Now I can tell that I am losing it. I used to “vocalize” (work out my voice) several times a week in choir rehearsal, and I had a broad range that enabled me to sing most baritone parts and in my best voice reach a high C over middle C as well. No longer; I do not have the musical ability to practice by myself, nor the time or discipline; nor, hardly, the purpose. Now when I am called to the amud to lead the prayers, as I am from time to time, my vocal chords gradually constrict as I sing and I barely make it through Lecha Dodi without feeling an intense need for moisture in my throat. This happens earlier and earlier in my davening, and so I must sing lest robustly in the beginning in the hopes that something will be left by Vayichulu.
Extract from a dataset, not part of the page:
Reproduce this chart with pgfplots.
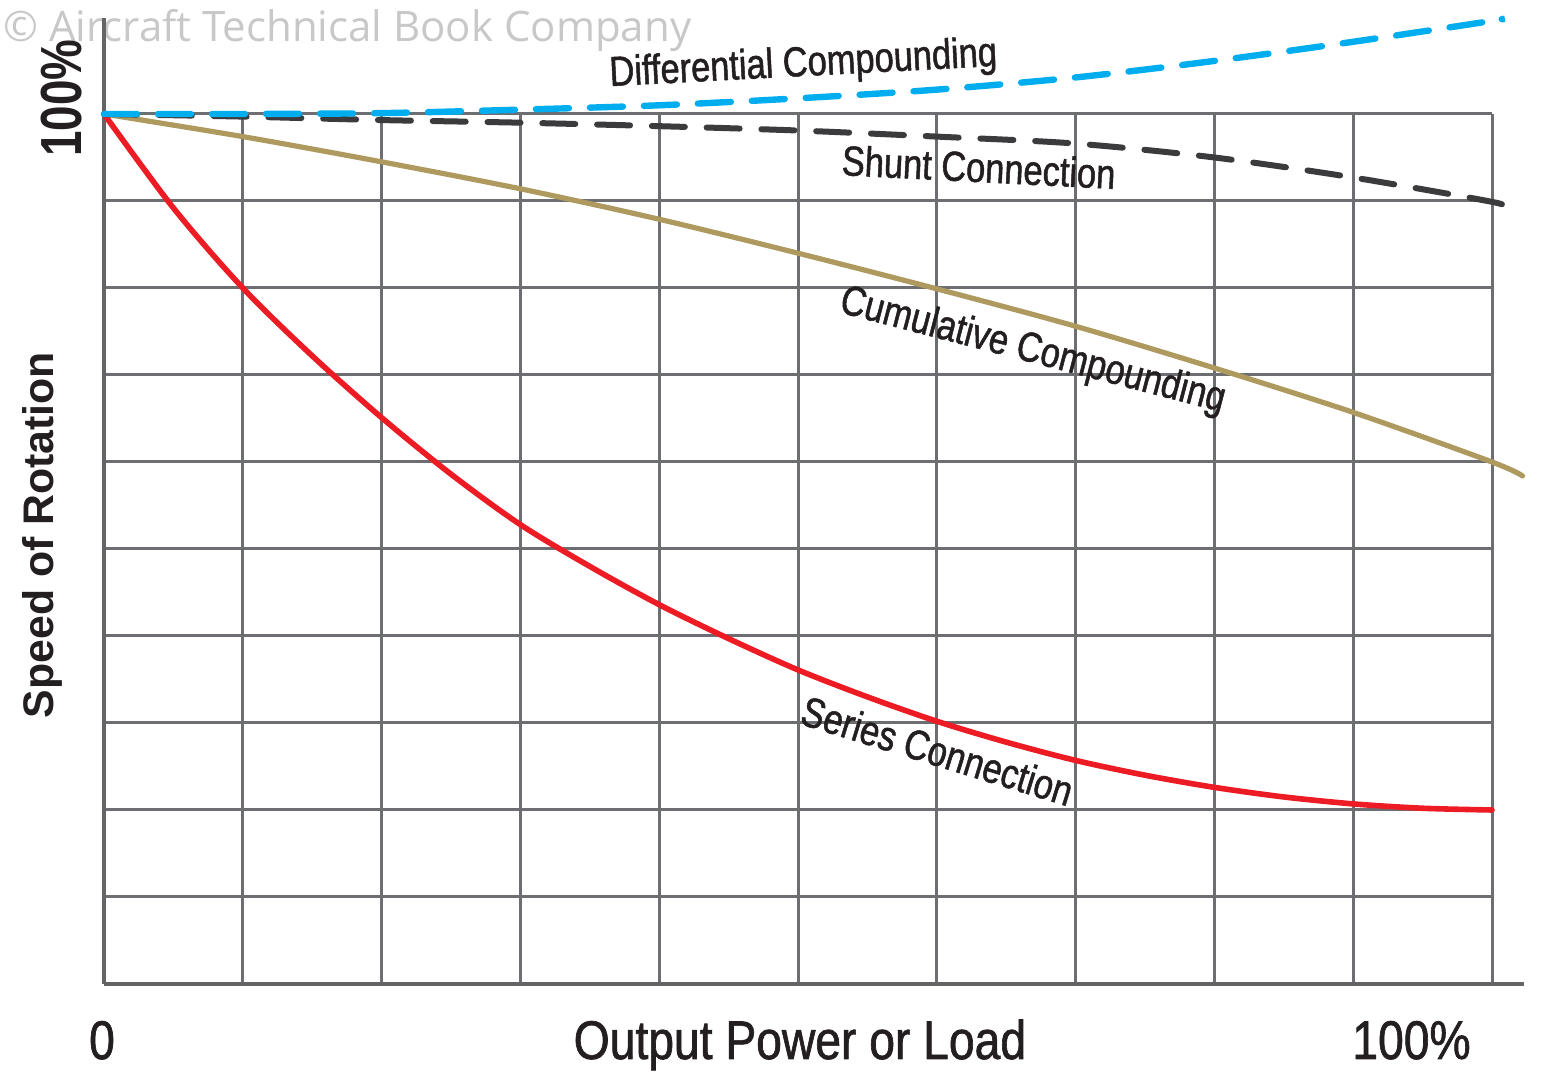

It hardly matters. Singing by myself is fun, and those who hear it do not seem to object; but it is not that thing I miss. Some special Shabboses, a good chazan who knows what to do in a shul with the patience to let him do it will return me, briefly, to that place during kedusha, and I am, for a few minutes, lost again. I improvise harmonies or latch on to ones being sung by others… thirds, fifths, sometimes maybe even sevenths over the melody note; perhaps a staggered syncopation in a complementary line and on those good Shabbos mornings I taste it, with what’s left of a tongue and a throat that feel older than they should, assisted by the remnant of technique that bides me “push from the diaphragm” and “keep the tone out of the throat and into the nasal cavities” … and then, just as it is getting good, it is over. My face is flush, my palate almost aches and, until a brief reprise at musaf, it is done.
I muse that people who leave things they love in their lives in order to serve God can bank on some amount of credit for having done so, and that perhaps this sacrifice remains as principal for them not only in the next world but even allows them to draw from that account in this one. Some of those things can be dear indeed, and when they seemed, prior to their loss, to actually enhance one’s spiritual existence, it can be hard to appreciate the sacrifice. Perhaps merely the knowledge that, despite the spiritual challenges and setbacks of life in general, one has made a stand and walked away from one or another sort of love to prove his commitment, however, can give one strength. And perhaps that is exactly the this-worldly benefit that is bestowed by such a deposit.
As for me, the harmony is my sacrifice, and while it is a trifle compared to what others have left, it is my personal bit of flour and oil. Just as we understand that the senses, in supernal realms, combine and intersect in ways we cannot understand in this world, I pray that my silence in this one translates into a pleasing aroma Above.